Studien zum beruflichen Selbstverständnis zeigen allerdings, dass viele Professionelle ihre Aufgabe als Hilfe, als Unterstützung und anwaltschaftliche Vertretung verstehen und Mühe bekunden mit dem disziplinierenden Aspekt der Kontrolle, dass sie den Kontrollauftrag tendenziell ablehnen (vgl. Kähler 2005:73 ff.) und das eigene Kontrollhandeln verdrängen. So stellt beispielsweise Urban (2004:205) fest, dass die von ihr befragten Sozialarbeiterinnen des Allgemeinen Sozialdienstes das eigene Tun auch dann als Hilfe bezeichnen, wenn offensichtliches Kontrollhandeln stattfindet. Eingriffe in Elternrechte beispielsweise werden nicht als Kontrolle der Eltern, sondern als Hilfe für die Kinder bezeichnet.
Auch in der theoretischen Debatte wird der Kontrollaspekt teilweise negiert oder aber positiv umgedeutet. In dem seit den 1990er Jahren diskutierten Dienstleistungstheorem, in dem Klientinnen als Kundinnen aufgefasst werden, die eine Dienstleistung der Sozialen Arbeit in Anspruch nehmen, werde der Kontrollaspekt negiert und der strukturelle Widerspruch tendenziell überdeckt, führt Urban aus (ebd.:206). Becker-Lenz/Müller (vgl. 2009:98 ff.) relativieren diesen potentiellen Widerspruch zwischen gesellschaftlichem Auftrag und individueller Hilfe, da die Inanspruchnahme von Hilfe immer nur auf Freiwilligkeit basieren könne, und die hilfeimmanenten Kontrollaspekte letztlich auch als Hilfe zu verstehen seien. Heiner (vgl. 2004b:32) plädiert demgegenüber für eine kreative intermediäre Funktion der Sozialen Arbeit: Die Wiederherstellung der autonomen Lebenspraxis der Klienten verlange nach einer Vermittlung zwischen System und Lebenswelt, Individuum und Gesellschaft ( Kap. 2.2.2). Die Bestimmung Sozialer Arbeit als intermediäre Instanz zwischen Individuum und Gesellschaft lasse eine positive Bewertung des gesellschaftlichen Mandates zu, so Heiner weiter. Möglicherweise werde dadurch allerdings das Verhältnis (zwischen Individuum und Gesellschaft) harmonisiert und die Widersprüchlichkeit der doppelten Loyalitätsbindung tendenziell überdeckt (vgl. ebd.:33).

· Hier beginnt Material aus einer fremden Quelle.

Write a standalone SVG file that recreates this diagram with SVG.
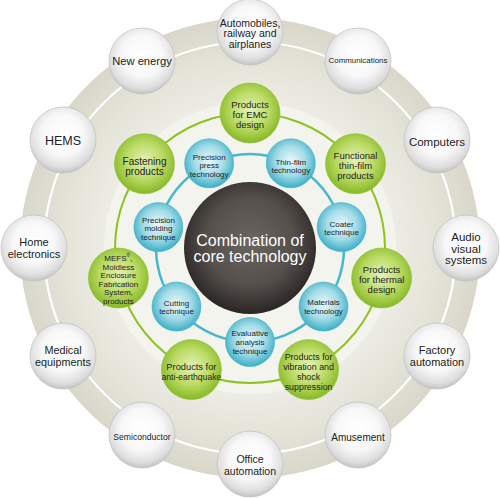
<svg xmlns="http://www.w3.org/2000/svg" width="500" height="498" viewBox="0 0 500 498">
<defs>
<radialGradient id="bgOuter" gradientUnits="userSpaceOnUse" cx="250" cy="248" r="230">
<stop offset="0.6" stop-color="#efeee7"/>
<stop offset="0.8" stop-color="#e5e4d9"/>
<stop offset="1" stop-color="#d8d7ca"/>
</radialGradient>
<radialGradient id="gGray" cx="50%" cy="42%" r="62%">
<stop offset="0" stop-color="#ffffff"/>
<stop offset="0.5" stop-color="#f8f8f8"/>
<stop offset="0.8" stop-color="#dedede"/>
<stop offset="1" stop-color="#b5b5b5"/>
</radialGradient>
<radialGradient id="gGreen" cx="50%" cy="45%" r="55%">
<stop offset="0" stop-color="#e6f2b8"/>
<stop offset="0.55" stop-color="#bcdb66"/>
<stop offset="1" stop-color="#86b925"/>
</radialGradient>
<radialGradient id="gBlue" cx="50%" cy="45%" r="55%">
<stop offset="0" stop-color="#eaf8fb"/>
<stop offset="0.55" stop-color="#a4dce7"/>
<stop offset="1" stop-color="#3cafc7"/>
</radialGradient>
<radialGradient id="gDark" cx="50%" cy="45%" r="55%">
<stop offset="0" stop-color="#6a6561"/>
<stop offset="0.6" stop-color="#55504c"/>
<stop offset="1" stop-color="#2a2624"/>
</radialGradient>
</defs>
<style>
text{font-family:"Liberation Sans",Arial,sans-serif;fill:#222;text-anchor:middle}
.gray circle{fill:url(#gGray);stroke:#c4c4c4;stroke-width:0.8}
.green circle{fill:url(#gGreen);stroke:#8fbd33;stroke-width:0.6}
.blue circle{fill:url(#gBlue);stroke:#3fb0c6;stroke-width:0.6}
.ring{fill:none}
</style>
<rect width="500" height="498" fill="#ffffff"/>
<circle cx="250" cy="248" r="230" fill="url(#bgOuter)"/>
<circle cx="250" cy="248" r="206" fill="none" stroke="#ffffff" stroke-width="2.2"/>
<circle cx="250" cy="248" r="146" fill="#f4f4ee"/>
<g id="connectors">
<circle class="ring" cx="250" cy="248" r="135" stroke="#8dc21f" stroke-width="2"/>
<circle class="ring" cx="250" cy="248" r="94" stroke="#45b8cf" stroke-width="2.5"/>
</g>
<g id="center">
<circle cx="250" cy="248" r="66" fill="url(#gDark)"/>
<text x="250" y="246" font-size="16" style="fill:#ffffff">Combination of</text>
<text x="250" y="262" font-size="16" style="fill:#ffffff">core technology</text>
</g>
<g id="n-automobiles" class="gray"><circle cx="250" cy="32" r="33"/>
<text x="250" y="26.5" font-size="10.5">Automobiles,</text><text x="250" y="37" font-size="10.5">railway and</text><text x="250" y="47.5" font-size="10.5">airplanes</text></g>
<g id="n-communications" class="gray"><circle cx="358" cy="61" r="33"/>
<text x="358" y="63" font-size="7.9">Communications</text></g>
<g id="n-computers" class="gray"><circle cx="437" cy="140" r="33"/>
<text x="437" y="146" font-size="11.5">Computers</text></g>
<g id="n-audio" class="gray"><circle cx="466" cy="248" r="33"/>
<text x="466" y="241" font-size="11.5">Audio</text><text x="466" y="252.5" font-size="11.5">visual</text><text x="466" y="264" font-size="11.5">systems</text></g>
<g id="n-factory" class="gray"><circle cx="437" cy="356" r="33"/>
<text x="437" y="354" font-size="11">Factory</text><text x="437" y="366" font-size="11">automation</text></g>
<g id="n-amusement" class="gray"><circle cx="358" cy="435" r="33"/>
<text x="358" y="440.5" font-size="10">Amusement</text></g>
<g id="n-office" class="gray"><circle cx="250" cy="464" r="33"/>
<text x="250" y="463" font-size="10.5">Office</text><text x="250" y="475" font-size="10.5">automation</text></g>
<g id="n-semiconductor" class="gray"><circle cx="142" cy="435" r="33"/>
<text x="142" y="440" font-size="8.6">Semiconductor</text></g>
<g id="n-medical" class="gray"><circle cx="63" cy="356" r="33"/>
<text x="63" y="354" font-size="10.8">Medical</text><text x="63" y="366" font-size="10.8">equipments</text></g>
<g id="n-home" class="gray"><circle cx="34" cy="248" r="33"/>
<text x="34" y="246" font-size="11">Home</text><text x="34" y="257.5" font-size="11">electronics</text></g>
<g id="n-hems" class="gray"><circle cx="63" cy="140" r="33"/>
<text x="63" y="144.5" font-size="12.5">HEMS</text></g>
<g id="n-newenergy" class="gray"><circle cx="142" cy="61" r="33"/>
<text x="142" y="65" font-size="11.2">New energy</text></g>
<g id="p-emc" class="green"><circle cx="250" cy="113" r="30"/>
<text x="250" y="108" font-size="9.5">Products</text><text x="250" y="118" font-size="9.5">for EMC</text><text x="250" y="128" font-size="9.5">design</text></g>
<g id="p-functional" class="green"><circle cx="355.5" cy="163.7" r="30"/>
<text x="355.5" y="158.5" font-size="9.5">Functional</text><text x="355.5" y="168.5" font-size="9.5">thin-film</text><text x="355.5" y="178.5" font-size="9.5">products</text></g>
<g id="p-thermal" class="green"><circle cx="381.6" cy="278" r="30"/>
<text x="381.6" y="272.5" font-size="9.5">Products</text><text x="381.6" y="282.5" font-size="9.5">for thermal</text><text x="381.6" y="292.5" font-size="9.5">design</text></g>
<g id="p-vibration" class="green"><circle cx="308.6" cy="369.6" r="30"/>
<text x="308.6" y="360" font-size="8.9">Products for</text><text x="308.6" y="370" font-size="8.9">vibration and</text><text x="308.6" y="380" font-size="8.9">shock</text><text x="308.6" y="390" font-size="8.9">suppression</text></g>
<g id="p-antiearthquake" class="green"><circle cx="191.4" cy="369.6" r="30"/>
<text x="191.4" y="369.5" font-size="9.3">Products for</text><text x="191.4" y="379.5" font-size="8.6">anti-earthquake</text></g>
<g id="p-mefs" class="green"><circle cx="118.4" cy="278" r="30"/>
<text x="118.4" y="260.5" font-size="8">MEFS<tspan font-size="5" dy="-3.5">®</tspan><tspan dy="3.5">,</tspan></text>
<text x="118.4" y="269.5" font-size="8">Moldless</text><text x="118.4" y="278" font-size="8">Enclosure</text><text x="118.4" y="286.5" font-size="8">Fabrication</text><text x="118.4" y="295" font-size="8">System,</text><text x="118.4" y="303.5" font-size="8">products</text></g>
<g id="p-fastening" class="green"><circle cx="144.5" cy="163.7" r="30"/>
<text x="144.5" y="164.5" font-size="10">Fastening</text><text x="144.5" y="174.5" font-size="10">products</text></g>
<g id="t-evaluative" class="blue"><circle cx="250" cy="342" r="24.5"/>
<text x="250" y="336" font-size="8">Evaluative</text><text x="250" y="344.8" font-size="8">analysis</text><text x="250" y="353.6" font-size="8">technique</text></g>
<g id="t-cutting" class="blue"><circle cx="176.5" cy="306.6" r="24.5"/>
<text x="176.5" y="305.5" font-size="8">Cutting</text><text x="176.5" y="313.8" font-size="8">technique</text></g>
<g id="t-molding" class="blue"><circle cx="158.4" cy="227.1" r="24.5"/>
<text x="158.4" y="223" font-size="8">Precision</text><text x="158.4" y="231.3" font-size="8">molding</text><text x="158.4" y="239.6" font-size="8">technique</text></g>
<g id="t-press" class="blue"><circle cx="209.2" cy="163.3" r="24.5"/>
<text x="209.2" y="159.5" font-size="8">Precision</text><text x="209.2" y="168" font-size="8">press</text><text x="209.2" y="176.5" font-size="8">technology</text></g>
<g id="t-thinfilm" class="blue"><circle cx="290.8" cy="163.3" r="24.5"/>
<text x="290.8" y="164.5" font-size="8">Thin-film</text><text x="290.8" y="173" font-size="8">technology</text></g>
<g id="t-coater" class="blue"><circle cx="341.6" cy="227.1" r="24.5"/>
<text x="341.6" y="227" font-size="8">Coater</text><text x="341.6" y="235.3" font-size="8">technique</text></g>
<g id="t-materials" class="blue"><circle cx="323.5" cy="306.6" r="24.5"/>
<text x="323.5" y="305" font-size="8">Materials</text><text x="323.5" y="313.8" font-size="8">technology</text></g>
</svg>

Die Doppelfunktion von Hilfe und Kontrolle kann als unaufhebbare, der organisierten Hilfe der Sozialen Arbeit immanente Paradoxie professionellen Handelns gesehen werden. Das Spannungsfeld verschiedener Anforderungen und Loyalitätsverpflichtungen lässt sich ebenso wenig aufheben wie das handlungslogische Dilemma zwischen bürokratischem Rechtshandeln und individuell ausgerichtetem, lebensweltorientiertem und autonomieförderndem Unterstützungshandeln. Diese Widersprüche immer wieder fallbezogen neu zu reflektieren ist eine Anforderung an Professionelle der Sozialen Arbeit und zugleich ein Qualitätsmerkmal von Professionalität. So sind in jedem Fall die unterschiedlichen Erwartungen zu erfassen und kritisch zu beurteilen: ›Fallverstehen‹ ist die Basis für den Umgang mit dem Strukturproblem doppelter Loyalitätsbindung. Auf der Handlungsebene ist es unabdingbar, gegenüber Klienten den Kontrollauftrag transparent zu machen.
Die bisherigen Ausführungen machen deutlich, dass die Bezugnahme auf das professionelle Selbstverständnis und auf wissenschaftliches Wissen eine wichtige Orientierungshilfe ist für den Umgang mit der Doppelfunktion von Hilfe und Kontrolle. Staub-Bernasconi hat dies unter dem Begriff ›drittes Mandat‹ in den Diskurs eingebracht (vgl. 2007:12 f.). Das dritte Mandat ist dasjenige seitens der Profession. Es besteht aus zwei Komponenten: aus der wissenschaftlichen Fundierung ihre Methoden und den Handlungsleitlinien, die sich aus wissenschaftlichem Wissen ableiten lassen, sowie aus dem Ethikkodex, den sich die Profession unabhängig von externen Einflüssen selbst gibt ( Kap. 4.1.6.). Dieser »Weg vom beruflichen Doppel- zum professionellen Triplemandat« (ebd.:12) ist zugleich ein wichtiger Beitrag zur Professionalisierung der Sozialen Arbeit, ist doch die Bezugnahme auf wissenschaftliches Wissen ein wesentliches Merkmal eines professionellen Selbstverständnisses ( Kap. 2.2.3.).